Investors tend to choose Direct Plans for the relatively lower cost they offer compared to commission-heavy Regular Plans. However, the new framework has squeezed this spread. In March, the average absolute difference between a regular plan and a direct plan sat at 1.14 per cent. By May, the steep rise in Direct Plan TER expenses lowered the absolute average difference down to 1.12 per cent. However for select schemes where the TER increased significantly such as the Wealth Company Flexi Cap Fund the cost advantage of choosing the direct plan over the regular one plummeted from an 83 per cent in March down to 56 per cent in May.
The increase in TER is expected to have led to an increase in out of pocket costs for investors. While these TER numbers and jumps may seem huge on paper, it is important to remember that these percentages represent annualised costs, meaning they are charged proportionally over the course of a full year rather than as a single lump-sum hit.
Even so, the compounding effect over twelve months is noticeable. Consider an investor with Rs 10 Lakh invested in the schemes which witnessed the biggest jump in TER between March and May 2026.
Let’s assume an investor had Rs 10 lakh invested in the regular plan of the scheme which witnessed the biggest jump in TER in the flexicap category. In March before the regulation came into effect the average TER was 2.34 per cent indicating an annual fee of Rs 23,400. On the other hand by May as the total average TER increased to 3.65 per cent, it would have led to an annual cost of Rs 36,500.
For direct plan investors in the same scheme the average TER for March was 0.39 per cent leading to an annual fee of Rs 3,900 on an investment of Rs 10 lakh. However, as the TER increased in May to 1.59 per cent, the annual cost would have gone up to Rs 15,900.

Prior to the introduction of the new rules, mutual fund houses operated under a more inclusive cap. Components of the cost such as operational taxes, brokerage commissions, and statutory fees were bundled together within a flat expense ratio. However, the new guidelines altered this by lowering the "Base Expense Ratio" (BER) while allowing other non discretionary costs (such as brokerage commissions, Securities Transaction Tax (STT), Stamp Duty, and Goods and Services Tax (GST)) to be added on top of that base. These costs tend to fluctuate based on the fund’s buying and selling activity and fund houses pass them along to the investor.
Manasvi Garg, a Sebi-Registered Investment Advisor (Sebi RIA), CFA charterholder, and the founder and CEO of Moneyvesta Wealth Management to Outlook Money that the transition from a consolidated structure to an explicit unbundled breakdown has naturally driven up the final reported expense ratio figures.
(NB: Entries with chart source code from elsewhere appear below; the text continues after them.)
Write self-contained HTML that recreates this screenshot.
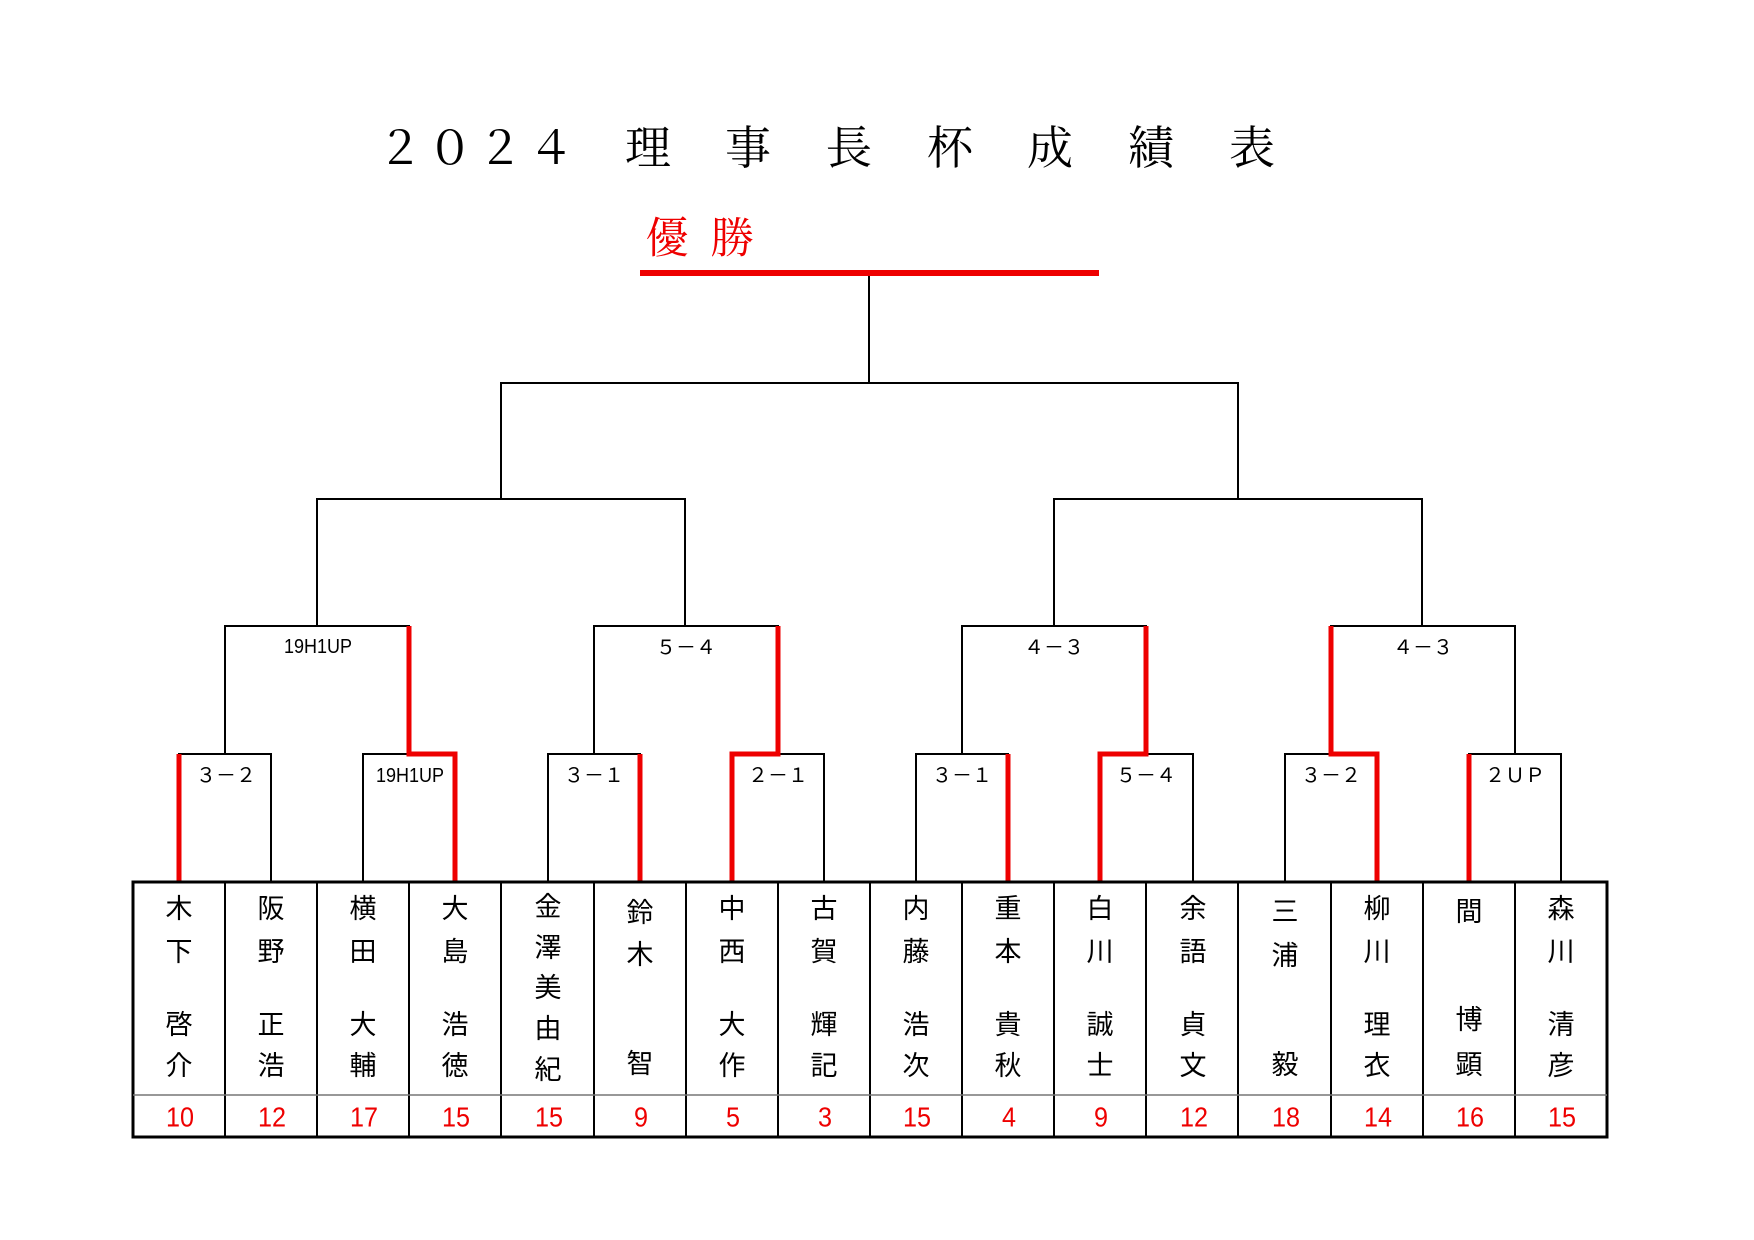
<!DOCTYPE html>
<html><head><meta charset="utf-8"><style>
html,body{margin:0;padding:0;background:#fff;}
svg{display:block;}
.t{font-family:"Liberation Serif","Noto Serif CJK JP",serif;font-size:46px;fill:#000;text-anchor:middle;}
.n{font-family:"Liberation Sans","Noto Sans CJK JP",sans-serif;font-size:27px;fill:#000;text-anchor:middle;dominant-baseline:central;}
.s{font-family:"Liberation Sans",sans-serif;font-size:28px;fill:#e00;text-anchor:middle;dominant-baseline:central;}
.l{font-family:"Liberation Sans","Noto Sans CJK JP",sans-serif;font-size:20px;fill:#000;text-anchor:middle;dominant-baseline:central;}
</style></head><body>
<svg width="1754" height="1240" viewBox="0 0 1754 1240" xmlns="http://www.w3.org/2000/svg">
<rect width="1754" height="1240" fill="#fff"/>
<!-- title -->
<g class="t">
<text x="400" y="164">２</text><text x="450" y="164">０</text><text x="500" y="164">２</text><text x="551" y="164">４</text>
<text x="648" y="164">理</text><text x="748" y="164">事</text><text x="849" y="164">長</text><text x="950" y="164">杯</text><text x="1050" y="164">成</text><text x="1151" y="164">績</text><text x="1252" y="164">表</text>
</g>
<text x="667" y="253" style="font-family:'Liberation Serif','Noto Serif CJK JP',serif;font-size:43px;fill:#e00;text-anchor:middle">優</text>
<text x="732" y="253" style="font-family:'Liberation Serif','Noto Serif CJK JP',serif;font-size:43px;fill:#e00;text-anchor:middle">勝</text>
<line x1="640" y1="273" x2="1099" y2="273" stroke="#e00" stroke-width="6"/>

<g stroke="#000" stroke-width="2" fill="none">
<!-- final -->
<line x1="869" y1="276" x2="869" y2="383"/>
<polyline points="501,499 501,383 1238,383 1238,499"/>
<!-- semis -->
<polyline points="317,626 317,499 685,499 685,626"/>
<polyline points="1054,626 1054,499 1422,499 1422,626"/>
<!-- R2 boxes -->
<polyline points="225,754 225,626 409,626 409,754"/>
<polyline points="594,754 594,626 778,626 778,754"/>
<polyline points="962,754 962,626 1146,626 1146,754"/>
<polyline points="1331,754 1331,626 1515,626 1515,754"/>
<!-- R1 boxes -->
<polyline points="179,882 179,754 271,754 271,882"/>
<polyline points="363,882 363,754 455,754 455,882"/>
<polyline points="548,882 548,754 640,754 640,882"/>
<polyline points="732,882 732,754 824,754 824,882"/>
<polyline points="916,882 916,754 1008,754 1008,882"/>
<polyline points="1100,882 1100,754 1193,754 1193,882"/>
<polyline points="1285,882 1285,754 1377,754 1377,882"/>
<polyline points="1469,882 1469,754 1561,754 1561,882"/>
</g>
<g stroke="#e00" stroke-width="5" fill="none" stroke-linejoin="miter">
<line x1="179" y1="882" x2="179" y2="754"/>
<polyline points="455,882 455,754 409,754 409,626"/>
<line x1="640" y1="882" x2="640" y2="754"/>
<polyline points="732,882 732,754 778,754 778,626"/>
<line x1="1008" y1="882" x2="1008" y2="754"/>
<polyline points="1100,882 1100,754 1146,754 1146,626"/>
<polyline points="1377,882 1377,754 1331,754 1331,626"/>
<line x1="1469" y1="882" x2="1469" y2="754"/>
</g>
<!-- labels -->
<g class="l">
<text x="318" y="647" textLength="68" lengthAdjust="spacingAndGlyphs">19H1UP</text>
<text x="686" y="648">５－４</text>
<text x="1054" y="648">４－３</text>
<text x="1423" y="648">４－３</text>
<text x="226" y="776">３－２</text>
<text x="410" y="776" textLength="68" lengthAdjust="spacingAndGlyphs">19H1UP</text>
<text x="594" y="776">３－１</text>
<text x="778" y="776">２－１</text>
<text x="962" y="776">３－１</text>
<text x="1146" y="776">５－４</text>
<text x="1331" y="776">３－２</text>
<text x="1515" y="776">２ＵＰ</text>
</g>
<!-- table -->
<g stroke="#000" stroke-width="2" fill="none">
<rect x="133" y="882" width="1474" height="255" stroke-width="3"/>
<line x1="225" y1="882" x2="225" y2="1137"/><line x1="317" y1="882" x2="317" y2="1137"/>
<line x1="409" y1="882" x2="409" y2="1137"/><line x1="501" y1="882" x2="501" y2="1137"/>
<line x1="594" y1="882" x2="594" y2="1137"/><line x1="686" y1="882" x2="686" y2="1137"/>
<line x1="778" y1="882" x2="778" y2="1137"/><line x1="870" y1="882" x2="870" y2="1137"/>
<line x1="962" y1="882" x2="962" y2="1137"/><line x1="1054" y1="882" x2="1054" y2="1137"/>
<line x1="1146" y1="882" x2="1146" y2="1137"/><line x1="1238" y1="882" x2="1238" y2="1137"/>
<line x1="1331" y1="882" x2="1331" y2="1137"/><line x1="1423" y1="882" x2="1423" y2="1137"/>
<line x1="1515" y1="882" x2="1515" y2="1137"/>
<line x1="133" y1="1095" x2="1607" y2="1095" stroke="#777" stroke-width="1.5"/>
</g>
<g class="n">
<text x="179" y="909">木</text><text x="179" y="952">下</text><text x="179" y="1025">啓</text><text x="179" y="1066">介</text>
<text x="271" y="909">阪</text><text x="271" y="952">野</text><text x="271" y="1025">正</text><text x="271" y="1066">浩</text>
<text x="363" y="909">横</text><text x="363" y="952">田</text><text x="363" y="1025">大</text><text x="363" y="1066">輔</text>
<text x="455" y="909">大</text><text x="455" y="952">島</text><text x="455" y="1025">浩</text><text x="455" y="1066">徳</text>
<text x="548" y="907">金</text><text x="548" y="948">澤</text><text x="548" y="988">美</text><text x="548" y="1029">由</text><text x="548" y="1070">紀</text>
<text x="640" y="913">鈴</text><text x="640" y="955">木</text><text x="640" y="1064">智</text>
<text x="732" y="909">中</text><text x="732" y="952">西</text><text x="732" y="1025">大</text><text x="732" y="1066">作</text>
<text x="824" y="909">古</text><text x="824" y="952">賀</text><text x="824" y="1025">輝</text><text x="824" y="1066">記</text>
<text x="916" y="909">内</text><text x="916" y="952">藤</text><text x="916" y="1025">浩</text><text x="916" y="1066">次</text>
<text x="1008" y="909">重</text><text x="1008" y="952">本</text><text x="1008" y="1025">貴</text><text x="1008" y="1066">秋</text>
<text x="1100" y="909">白</text><text x="1100" y="952">川</text><text x="1100" y="1025">誠</text><text x="1100" y="1066">士</text>
<text x="1193" y="909">余</text><text x="1193" y="952">語</text><text x="1193" y="1025">貞</text><text x="1193" y="1066">文</text>
<text x="1285" y="912">三</text><text x="1285" y="956">浦</text><text x="1285" y="1065">毅</text>
<text x="1377" y="909">柳</text><text x="1377" y="952">川</text><text x="1377" y="1025">理</text><text x="1377" y="1066">衣</text>
<text x="1469" y="912">間</text><text x="1469" y="1020">博</text><text x="1469" y="1065">顕</text>
<text x="1561" y="909">森</text><text x="1561" y="952">川</text><text x="1561" y="1025">清</text><text x="1561" y="1066">彦</text>
</g>
<g class="s">
<text x="180" y="1117" textLength="28" lengthAdjust="spacingAndGlyphs">10</text>
<text x="272" y="1117" textLength="28" lengthAdjust="spacingAndGlyphs">12</text>
<text x="364" y="1117" textLength="28" lengthAdjust="spacingAndGlyphs">17</text>
<text x="456" y="1117" textLength="28" lengthAdjust="spacingAndGlyphs">15</text>
<text x="549" y="1117" textLength="28" lengthAdjust="spacingAndGlyphs">15</text>
<text x="641" y="1117" textLength="14" lengthAdjust="spacingAndGlyphs">9</text>
<text x="733" y="1117" textLength="14" lengthAdjust="spacingAndGlyphs">5</text>
<text x="825" y="1117" textLength="14" lengthAdjust="spacingAndGlyphs">3</text>
<text x="917" y="1117" textLength="28" lengthAdjust="spacingAndGlyphs">15</text>
<text x="1009" y="1117" textLength="14" lengthAdjust="spacingAndGlyphs">4</text>
<text x="1101" y="1117" textLength="14" lengthAdjust="spacingAndGlyphs">9</text>
<text x="1194" y="1117" textLength="28" lengthAdjust="spacingAndGlyphs">12</text>
<text x="1286" y="1117" textLength="28" lengthAdjust="spacingAndGlyphs">18</text>
<text x="1378" y="1117" textLength="28" lengthAdjust="spacingAndGlyphs">14</text>
<text x="1470" y="1117" textLength="28" lengthAdjust="spacingAndGlyphs">16</text>
<text x="1562" y="1117" textLength="28" lengthAdjust="spacingAndGlyphs">15</text>
</g>
</svg>
</body></html>
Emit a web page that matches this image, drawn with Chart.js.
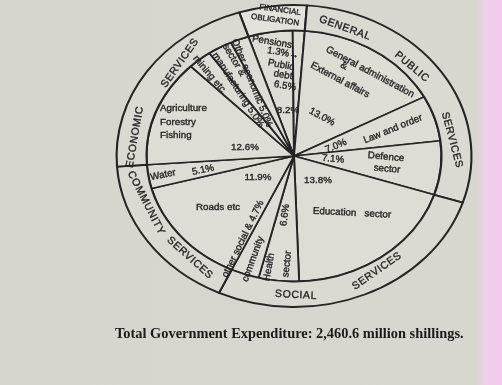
<!DOCTYPE html>
<html>
<head>
<meta charset="utf-8">
<script src="https://cdn.jsdelivr.net/npm/chart.js@4.4.1/dist/chart.umd.min.js"></script>
<style>
  html, body { margin: 0; padding: 0; }
  body {
    width: 502px; height: 385px; overflow: hidden; position: relative;
    background: linear-gradient(to right, #d7d6ce 0, #d8d7cf 476px, #efd0e8 485px, #f6c9f0 502px);
  }
  #wrap { position: absolute; left: 0; top: 0; width: 502px; height: 385px; }
  #caption {
    position: absolute; left: 115px; top: 325px;
    font-family: "Liberation Serif", serif; font-weight: bold; font-size: 14.4px;
    color: #1a1a1a; white-space: nowrap;
  }
</style>
</head>
<body>
<div id="wrap"><canvas id="chart1" width="502" height="385"></canvas></div>
<div id="caption">Total Government Expenditure: 2,460.6 million shillings.</div>
<script>
// outer ring: groups, in degrees as drawn (clockwise from 342°)
const groups = ["FINANCIAL OBLIGATION", "GENERAL PUBLIC SERVICES", "SOCIAL SERVICES", "COMMUNITY SERVICES", "ECONOMIC SERVICES"];
const groupDegrees = [22.2, 103.8, 97, 61, 76];

// inner pie: items and the angle each one is drawn with
const items = ["Public debt", "Pensions", "General administration & External affairs", "Law and order",
  "Defence sector", "Education sector", "Health sector", "Other social & community", "Roads etc",
  "Water", "Agriculture Forestry Fishing", "Manufacturing, mining etc", "Other economic sector &", "Other economic"];
const itemDegrees = [17.5, 4.7, 57.7, 21.1, 25, 70, 15.9, 11.1, 50, 11, 49.6, 9.4, 9.7, 7.3];
const itemShares = ["6.5%", "1.3%", "13.0%", "7.0%", "7.1%", "13.8%", "6.6%", "4.7%", "11.9%", "5.1%", "12.6%", "5.0%", "", "5.0%"];

const startAngle = -18;
const stretchX = 1.175; // the scan is wider than tall

const ink = "#242424";
const paper = "#dad9d2";

// text placed around the centre: dx, dy from the centre, rotation in degrees
const ringText = [
  { t: "GENERAL", dx: 51, dy: -128, r: 20 },
  { t: "PUBLIC", dx: 118, dy: -89, r: 40 },
  { t: "SERVICES", dx: 158, dy: -16, r: 75 },
  { t: "SOCIAL", dx: 2, dy: 139, r: 3 },
  { t: "SERVICES", dx: 83, dy: 115, r: -35 },
  { t: "COMMUNITY", dx: -148, dy: 47, r: 63 },
  { t: "SERVICES", dx: -104, dy: 102, r: 42 },
  { t: "ECONOMIC", dx: -159, dy: -19, r: -80 },
  { t: "SERVICES", dx: -114, dy: -93, r: -55 },
];
const smallCaps = [
  { t: "FINANCIAL", dx: -14, dy: -146, r: 8 },
  { t: "OBLIGATION", dx: -19, dy: -136, r: 8 },
];
const pieText = [
  { t: "General administration", dx: 76, dy: -84, r: 28 },
  { t: "&", dx: 50, dy: -90, r: 28 },
  { t: "External affairs", dx: 46, dy: -76, r: 28 },
  { t: itemShares[2], dx: 28, dy: -39, r: 28 },
  { t: "Law and order", dx: 99, dy: -27, r: -22 },
  { t: itemShares[3], dx: 42, dy: -10, r: -22 },
  { t: itemShares[4], dx: 39, dy: 3, r: 5 },
  { t: "Defence", dx: 92, dy: 1, r: 5 },
  { t: "sector", dx: 93, dy: 13, r: 5 },
  { t: itemShares[5], dx: 24, dy: 24, r: 0 },
  { t: "Education   sector", dx: 58, dy: 57, r: 3 },
  { t: itemShares[8], dx: -36, dy: 21, r: 0 },
  { t: "Roads etc", dx: -76, dy: 51, r: 0 },
  { t: "Water", dx: -131, dy: 19, r: -12 },
  { t: itemShares[9], dx: -91, dy: 14, r: -12 },
  { t: "Agriculture", dx: -134, dy: -48, r: 0, a: "left" },
  { t: "Forestry", dx: -134, dy: -34, r: 0, a: "left" },
  { t: "Fishing", dx: -134, dy: -21, r: 0, a: "left" },
  { t: itemShares[10], dx: -49, dy: -9, r: 0 },
  { t: itemShares[6], dx: -9, dy: 59, r: -82 },
  { t: "Health", dx: -25, dy: 111, r: -80 },
  { t: "sector", dx: -7, dy: 108, r: -84 },
  { t: "other social & " + itemShares[7], dx: -51, dy: 83, r: -64 },
  { t: "community", dx: -41, dy: 103, r: -70 },
  { t: "Pensions", dx: -22, dy: -114, r: 10 },
  { t: itemShares[1] + "\u2192", dx: -11, dy: -103, r: 10 },
  { t: "Public", dx: -13, dy: -91, r: 10 },
  { t: "debt", dx: -11, dy: -81, r: 10 },
  { t: itemShares[0], dx: -9, dy: -70, r: 10 },
  { t: "8.2%", dx: -6, dy: -46, r: 0 },
  { t: "Other economic " + itemShares[13], dx: -42, dy: -73, r: 68 },
  { t: "sector &", dx: -60, dy: -96, r: 59 },
  { t: "manufacturing " + itemShares[11], dx: -56, dy: -66, r: 57 },
  { t: "mining etc.", dx: -84, dy: -81, r: 50 },
];

// squash the arcs into the ellipse seen in the scan
const squash = {
  id: "squash",
  beforeDatasetsDraw(chart) {
    const arc = chart.getDatasetMeta(0).data[0];
    const ctx = chart.ctx;
    ctx.save();
    ctx.translate(arc.x, arc.y);
    ctx.scale(stretchX, 1);
    ctx.translate(-arc.x, -arc.y);
  },
  afterDatasetsDraw(chart) {
    chart.ctx.restore();
  },
};

const writing = {
  id: "writing",
  afterDraw(chart) {
    const arc = chart.getDatasetMeta(0).data[0];
    const ctx = chart.ctx;
    const put = (list, font, spacing) => {
      list.forEach((l) => {
        ctx.save();
        ctx.translate(arc.x + l.dx, arc.y + l.dy);
        ctx.rotate((l.r * Math.PI) / 180);
        ctx.font = font;
        ctx.letterSpacing = spacing;
        ctx.fillStyle = ink;
        ctx.strokeStyle = ink;
        ctx.lineWidth = 0.35;
        ctx.textAlign = l.a || "center";
        ctx.textBaseline = "middle";
        ctx.fillText(l.t, 0, 0);
        ctx.strokeText(l.t, 0, 0);
        ctx.restore();
      });
    };
    put(ringText, "10.5px 'Liberation Sans', Arial, sans-serif", "0.6px");
    put(smallCaps, "8px 'Liberation Sans', Arial, sans-serif", "0px");
    put(pieText, "9.8px 'Liberation Sans', Arial, sans-serif", "0px");
  },
};

new Chart(document.getElementById("chart1"), {
  type: "doughnut",
  data: {
    labels: items,
    datasets: [
      {
        label: "groups",
        data: groupDegrees,
        backgroundColor: ["#e3e2dc", paper, paper, paper, paper],
        borderColor: ink,
        borderWidth: 1.8,
        weight: 1,
        clip: false,
      },
      {
        label: "items",
        data: itemDegrees,
        backgroundColor: "#dddcd5",
        borderColor: ink,
        borderWidth: 1.6,
        weight: 4.92,
        clip: false,
      },
    ],
  },
  options: {
    responsive: false,
    animation: false,
    events: [],
    rotation: startAngle,
    cutout: 0,
    radius: 151,
    layout: { padding: { left: 130, right: 44, top: 0, bottom: 73 } },
    plugins: {
      legend: { display: false },
      tooltip: { enabled: false },
    },
  },
  plugins: [squash, writing],
});
</script>
</body>
</html>
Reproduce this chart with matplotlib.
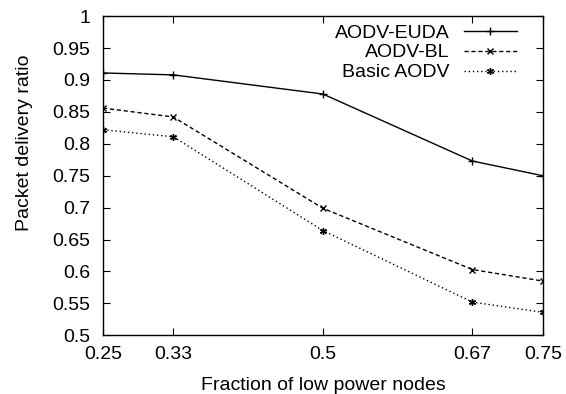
import matplotlib
matplotlib.use("Agg")
import matplotlib.pyplot as plt

# fraction of low power nodes
x = [0.25, 0.33, 0.5, 0.67, 0.75]
x_labels = ["0.25", "0.33", "0.5", "0.67", "0.75"]

euda = [0.911, 0.908, 0.878, 0.773, 0.750]
bl = [0.856, 0.842, 0.699, 0.603, 0.585]
basic = [0.822, 0.811, 0.664, 0.552, 0.536]

plt.rcParams['font.family'] = ['Liberation Sans', 'DejaVu Sans']
plt.rcParams['font.size'] = 14

fig = plt.figure(figsize=(5.66, 3.94), dpi=100)
ax = fig.add_axes([0.182, 0.149, 0.777, 0.81])

ax.plot(x, euda, color='black', lw=1, ls='-', marker='+', ms=6, mew=1,
        label='AODV-EUDA')
ax.plot(x, bl, color='black', lw=1, ls=(0, (3, 2)), marker='x', ms=5, mew=1,
        label='AODV-BL')
ax.plot(x, basic, color='black', lw=1, ls=(0, (1, 2)), marker=(6, 2, 0), ms=5, mew=1,
        label='Basic AODV')

ax.set_xlim(0.25, 0.75)
ax.set_ylim(0.5, 1.0)
ax.set_xticks(x)
ax.set_xticklabels(x_labels)
ax.set_yticks([0.5, 0.55, 0.6, 0.65, 0.7, 0.75, 0.8, 0.85, 0.9, 0.95, 1.0])
ax.set_yticklabels(["0.5", "0.55", "0.6", "0.65", "0.7", "0.75", "0.8",
                    "0.85", "0.9", "0.95", "1"])
ax.tick_params(direction='in', length=5, width=0.8, top=True, right=True)
ax.tick_params(axis='x', pad=8)
ax.tick_params(axis='y', pad=9)
for s in ax.spines.values():
    s.set_linewidth(1)

ax.set_xlabel("Fraction of low power nodes")
ax.set_ylabel("Packet delivery ratio")
ax.xaxis.set_label_coords(0.5, -0.13)
ax.yaxis.set_label_coords(-0.16, 0.603)

leg = ax.legend(loc='upper right', markerfirst=False, frameon=False,
                handlelength=2.7, handletextpad=0.75, labelspacing=0.12,
                borderaxespad=0.0, bbox_to_anchor=(0.958, 1.0))

fig.savefig("out.png", dpi=100)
"The rise is mainly due to cost unbundling. Under Sebi’s revised structure, the investor’s total cost is now shown as: TER = BER + Brokerage Cost + Transaction Cost + Statutory Levies (such as GST). Here, BER covers the core scheme expenses, while brokerage, transaction costs, and statutory levies are shown separately. So earlier, some of these costs were more effectively bundled into one overall expense figure; now they are being disclosed more clearly, which makes the total reported TER look higher. SEBI also reduced the BER cap only modestly, so the cut in the base fee was not enough to fully absorb the extra items now being added separately," Garg said.
The data routed from Amfi showed that bigger fund houses were able to keep the TER low compared to smaller ones. Big fund houses like Parag Parikh Flexi Cap Fund saw the regular plan witnessing an uptick of 0.002 per cent, Kotak Flexicap Fund’s regular plan also witnessed a 0.01 per cent increase. On the other hand smaller players like TRUSTMF saw the TER rise by 0.84 per cent for the regular plan and 0.93 per cent for the direct plan
Garg explained that smaller asset management companies lack the necessary scale to effectively dilute their administrative and compliance overheads across their portfolio.
"Smaller fund houses are affected more because they have a smaller asset base over which to spread fixed costs. Their BER includes scheme-level operating and compliance expenses, such as administration, reporting, and distribution-related costs. When the same cost structure is spread over a smaller AUM base, it takes up a larger share of assets and therefore pushes TER up more sharply. The regulation is the same for everyone, but the impact is not: smaller AMCs have less scale to absorb the costs, so the percentage increase in TER is much higher," Garg said.
Conversely, Garg highlighted that larger asset management companies are managing the new landscape by optimising their operational capabilities and passing the primary financial burden onto their distribution networks.
"Major fund houses keep TERs in check because they can spread fixed costs over a much larger AUM base and absorb the new framework more easily through commission optimization and operating efficiency. In HDFC AMC’s Q4 FY26 call, management said the new BER regime is still at an early stage, estimated the gross impact on the existing book at about 3–4 bps, and said it plans to largely offset this through commission-structure optimisation and prudent management of direct and indirect costs, Nippon AMC gave a similar message in its Q4 FY26 commentary,” Garg said.
Garg added that the TER change is an adjustment phase for AMCs, not a severe earnings shock at this stage.
“HDFC’s message suggests the impact can be absorbed through commission and cost management, while Nippon’s message shows the industry is likely to pass through much of the burden to distributors first, with the fuller effect to be seen over the coming quarters," Garg said.
Despite the rise in TER, investors must understand that this is not a failure of regulatory intent as Sebi’s new framework achieved its core goal of enhancing transparency and disclosing where every single rupee is going. It is likely that the market is currently experiencing a transitional phase as it adjusts to the new TER framework.